Seattle real estate mega-post

Hot market woes:
Tactics in place to deter buyers from flipping (Seattle Times)
Finding an apartment is harder — and pricier (Seattle Times)

If flippers can still flip then people must be willing to pay for flipped properties and if it is getting harder to find rentals, then it is still paying off for those apartment-to-condo conversions.

Or is it?
Could it also be that builders are trying to discourage flipping because it is getting harder to sell their inventory? If everything sold, it wouldn’t really matter if there was some flips, would it? Could it also be a sign that the flipping exuberance is getting a little over the top? The final death throes? Could it be harder to find a rental because the housing market is pricing out many more people and it no longer makes any economic sense to buy?

Can Seattle justify it’s housing costs?
When you think of crazy housing costs, you think of New York City, San Francisco, London, Paris, Tokyo and other World Class Cities. Can Seattle justify itself cost-of-living-wise in regards to the other cities? The Seattle Bubble blog doesn’t think so, the Seattle PI doesn’t think so, and neither do I. Having grown up in an alpha world city (Chicago) and lived in a beta world city (San Francisco), I can say that Seattle is not a world city. (Wikipedia page on world cities) Seattle has always struck me as a cross between Pittsburgh (where I went to college) and San Francisco (where I lived right after college). Like Pittsburgh, it is a relatively small town with distinctive neighborhoods separated by geography. Also like Pittsburgh, it is a company town (Microsoft and Boeing vs. PPG and Heinz). Seattle reminds me of San Francisco because of its proximity to nature, location on the water, vistas and large percentage of urban hipsters.

To my mind, it is that company-town thing that most disqualifies Seattle as a world-class city. I can’t swing a cat without hitting a current or former Microsoft or Boeing employee. These companies constantly come up in conversation with any other local. A world-class city is diverse. Seattle is not diverse, and with its current housing prices, it is becoming less diverse over time.

Speaking of jobs
I came across the Seattle Bubble blog this morning. Very cool. On there I found a post from last year that I still find relevant: Let’s Talk Jobs. This post reiterates some of the things that I have been saying and makes some new points as well. We, in Seattle, are constantly told that because the economy is growing and jobs are being created that the we aren’t in a bubble and we shouldn’t expect prices to stop growing EVER.
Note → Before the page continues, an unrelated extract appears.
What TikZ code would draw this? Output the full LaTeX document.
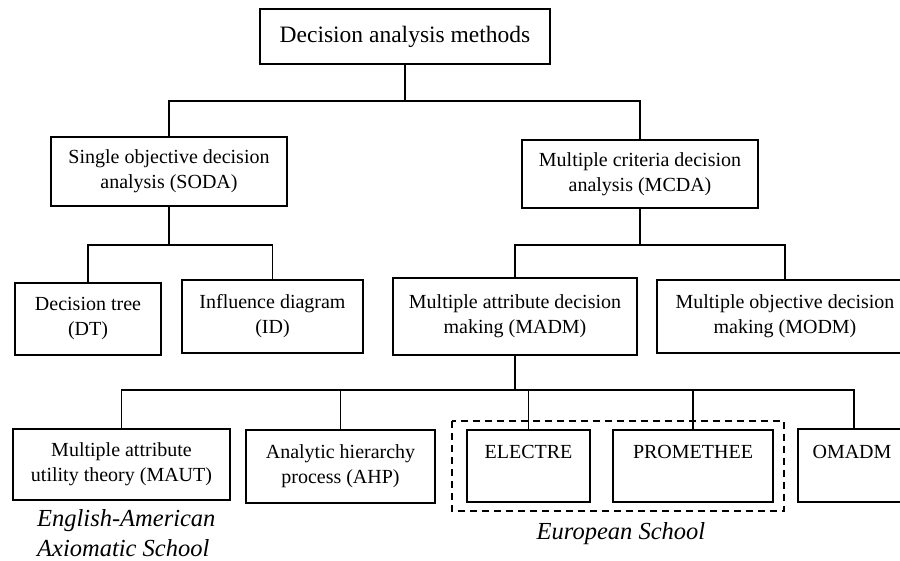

This, of course, makes absolutely no sense.

The era of the Microsoft millionaires paying extravagant prices of property is over: MS has moved from options to grants (dropping the number of shares granted drastically in the process), MSFT has been flat for seven years (and Vista didn’t help), and they company is capping raises BELOW the cost of living increases from year to year. Microsoft continues to hire into the region, but in much lower amounts than in previous years. Most of Microsoft’s growth is now overseas.

Most of the new jobs being created in the region are IN REAL ESTATE. We are becoming a region whose business it is to make houses to sell to each other, or to refurb and flip existing houses. That is simply and obviously unsustainable.

Will you ever be able to buy a house?
Priced out Forever attacks this fallacy on a national scale.